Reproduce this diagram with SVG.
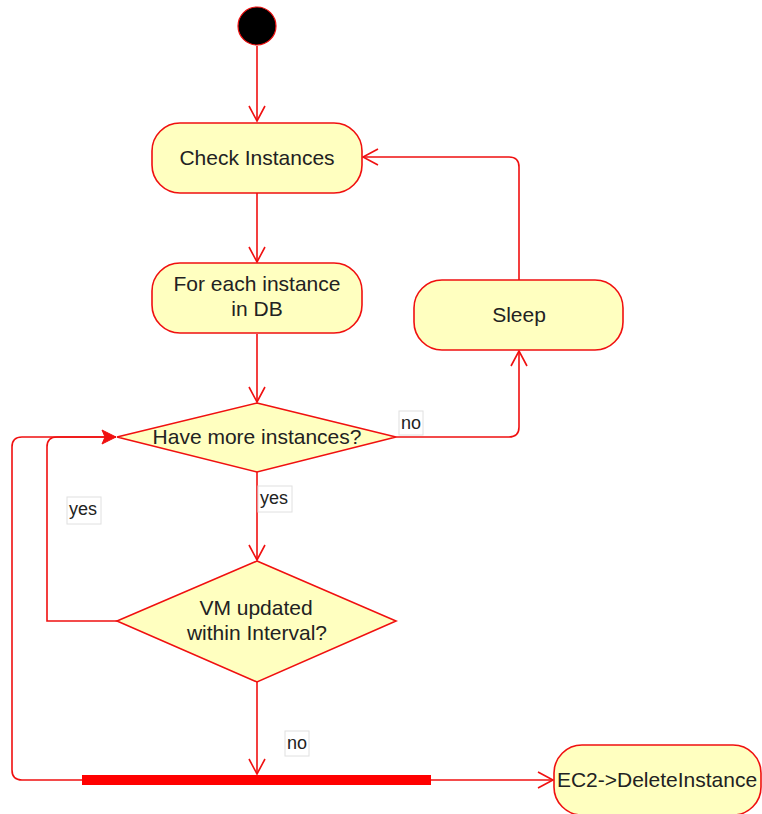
<svg xmlns="http://www.w3.org/2000/svg" width="762" height="814" viewBox="0 0 762 814">
<style>
.node{fill:#ffffc0;stroke:#f01010;stroke-width:1.6}
.t{font-family:"Liberation Sans",Arial,sans-serif;font-size:21px;fill:#222;text-anchor:middle}
.lt{font-family:"Liberation Sans",Arial,sans-serif;font-size:18px;fill:#222}
.lb{fill:#fff;stroke:#e0e0e0;stroke-width:1}
.c{fill:none;stroke:#f01010;stroke-width:1.6}
</style>
<defs>
<marker id="open" markerUnits="userSpaceOnUse" markerWidth="20" markerHeight="20" refX="0" refY="0" viewBox="-16 -10 18 20" orient="auto">
<path d="M-15,-8 L0,0 L-15,8" fill="none" stroke="#f01010" stroke-width="1.6"/>
</marker>
<marker id="filled" markerUnits="userSpaceOnUse" markerWidth="20" markerHeight="20" refX="0" refY="0" viewBox="-16 -10 18 20" orient="auto">
<path d="M-14,-7 L0,0 L-14,7 L-11,0 Z" fill="#f01010" stroke="#f01010" stroke-width="1"/>
</marker>
</defs>
<rect width="762" height="814" fill="#fff"/>

<g id="connectors">
<path class="c" d="M257,46 V121" marker-end="url(#open)"/>
<path class="c" d="M257,193 V262" marker-end="url(#open)"/>
<path class="c" d="M257,334 V402" marker-end="url(#open)"/>
<path class="c" d="M396,437 H509 Q519,437 519,427 V351" marker-end="url(#open)"/>
<path class="c" d="M519,280 V167 Q519,157 509,157 H363" marker-end="url(#open)"/>
<path class="c" d="M257,472 V560" marker-end="url(#open)"/>
<path class="c" d="M117,621 H47 V447 Q47,437 57,437 H116" marker-end="url(#filled)"/>
<path class="c" d="M82,780 H22 Q12,780 12,770 V447 Q12,437 22,437 H116"/>
<path class="c" d="M257,682 V774" marker-end="url(#open)"/>
<path class="c" d="M431,780 H553" marker-end="url(#open)"/>
<g id="label-no-1"><rect class="lb" x="399" y="411" width="24" height="24"/><text class="lt" x="401" y="429">no</text></g>
<g id="label-yes-1"><rect class="lb" x="258" y="486" width="34" height="26"/><text class="lt" x="260" y="504">yes</text></g>
<g id="label-yes-2"><rect class="lb" x="67" y="497" width="34" height="27"/><text class="lt" x="69" y="515">yes</text></g>
<g id="label-no-2"><rect class="lb" x="285" y="731" width="24" height="25"/><text class="lt" x="287" y="749">no</text></g>
</g>

<g id="start"><circle cx="257" cy="26" r="19" fill="#000" stroke="#f01010" stroke-width="1.2"/></g>

<g id="check-instances"><rect class="node" x="152" y="123" width="210" height="70" rx="28"/><text class="t" x="257" y="164.5">Check Instances</text></g>

<g id="for-each"><rect class="node" x="152" y="263" width="210" height="70" rx="28"/><text class="t" x="257" y="291">For each instance</text><text class="t" x="257" y="316">in DB</text></g>

<g id="sleep"><rect class="node" x="414" y="280" width="209" height="70" rx="28"/><text class="t" x="519" y="322">Sleep</text></g>

<g id="have-more"><polygon class="node" points="257,403 396,437 257,472 117,437"/><text class="t" x="257" y="444">Have more instances?</text></g>

<g id="vm-updated"><polygon class="node" points="257,561 396,621 257,682 117,621"/><text class="t" x="256" y="615">VM updated</text><text class="t" x="257" y="640">within Interval?</text></g>

<g id="fork-bar"><rect x="82" y="775" width="349" height="10" fill="#f00"/></g>

<g id="ec2-delete"><rect class="node" x="554" y="745" width="207" height="70" rx="28"/><text class="t" x="657" y="787">EC2-&gt;DeleteInstance</text></g>
</svg>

[Exercise aim]
Print the complete listing exactly, apart from any pictures.

[Result of this task]
Reproduce this diagram with SVG.
<svg xmlns="http://www.w3.org/2000/svg" width="762" height="814" viewBox="0 0 762 814">
<style>
.node{fill:#ffffc0;stroke:#f01010;stroke-width:1.6}
.t{font-family:"Liberation Sans",Arial,sans-serif;font-size:21px;fill:#222;text-anchor:middle}
.lt{font-family:"Liberation Sans",Arial,sans-serif;font-size:18px;fill:#222}
.lb{fill:#fff;stroke:#e0e0e0;stroke-width:1}
.c{fill:none;stroke:#f01010;stroke-width:1.6}
</style>
<defs>
<marker id="open" markerUnits="userSpaceOnUse" markerWidth="20" markerHeight="20" refX="0" refY="0" viewBox="-16 -10 18 20" orient="auto">
<path d="M-15,-8 L0,0 L-15,8" fill="none" stroke="#f01010" stroke-width="1.6"/>
</marker>
<marker id="filled" markerUnits="userSpaceOnUse" markerWidth="20" markerHeight="20" refX="0" refY="0" viewBox="-16 -10 18 20" orient="auto">
<path d="M-14,-7 L0,0 L-14,7 L-11,0 Z" fill="#f01010" stroke="#f01010" stroke-width="1"/>
</marker>
</defs>
<rect width="762" height="814" fill="#fff"/>

<g id="connectors">
<path class="c" d="M257,46 V121" marker-end="url(#open)"/>
<path class="c" d="M257,193 V262" marker-end="url(#open)"/>
<path class="c" d="M257,334 V402" marker-end="url(#open)"/>
<path class="c" d="M396,437 H509 Q519,437 519,427 V351" marker-end="url(#open)"/>
<path class="c" d="M519,280 V167 Q519,157 509,157 H363" marker-end="url(#open)"/>
<path class="c" d="M257,472 V560" marker-end="url(#open)"/>
<path class="c" d="M117,621 H47 V447 Q47,437 57,437 H116" marker-end="url(#filled)"/>
<path class="c" d="M82,780 H22 Q12,780 12,770 V447 Q12,437 22,437 H116"/>
<path class="c" d="M257,682 V774" marker-end="url(#open)"/>
<path class="c" d="M431,780 H553" marker-end="url(#open)"/>
<g id="label-no-1"><rect class="lb" x="399" y="411" width="24" height="24"/><text class="lt" x="401" y="429">no</text></g>
<g id="label-yes-1"><rect class="lb" x="258" y="486" width="34" height="26"/><text class="lt" x="260" y="504">yes</text></g>
<g id="label-yes-2"><rect class="lb" x="67" y="497" width="34" height="27"/><text class="lt" x="69" y="515">yes</text></g>
<g id="label-no-2"><rect class="lb" x="285" y="731" width="24" height="25"/><text class="lt" x="287" y="749">no</text></g>
</g>

<g id="start"><circle cx="257" cy="26" r="19" fill="#000" stroke="#f01010" stroke-width="1.2"/></g>

<g id="check-instances"><rect class="node" x="152" y="123" width="210" height="70" rx="28"/><text class="t" x="257" y="164.5">Check Instances</text></g>

<g id="for-each"><rect class="node" x="152" y="263" width="210" height="70" rx="28"/><text class="t" x="257" y="291">For each instance</text><text class="t" x="257" y="316">in DB</text></g>

<g id="sleep"><rect class="node" x="414" y="280" width="209" height="70" rx="28"/><text class="t" x="519" y="322">Sleep</text></g>

<g id="have-more"><polygon class="node" points="257,403 396,437 257,472 117,437"/><text class="t" x="257" y="444">Have more instances?</text></g>

<g id="vm-updated"><polygon class="node" points="257,561 396,621 257,682 117,621"/><text class="t" x="256" y="615">VM updated</text><text class="t" x="257" y="640">within Interval?</text></g>

<g id="fork-bar"><rect x="82" y="775" width="349" height="10" fill="#f00"/></g>

<g id="ec2-delete"><rect class="node" x="554" y="745" width="207" height="70" rx="28"/><text class="t" x="657" y="787">EC2-&gt;DeleteInstance</text></g>
</svg>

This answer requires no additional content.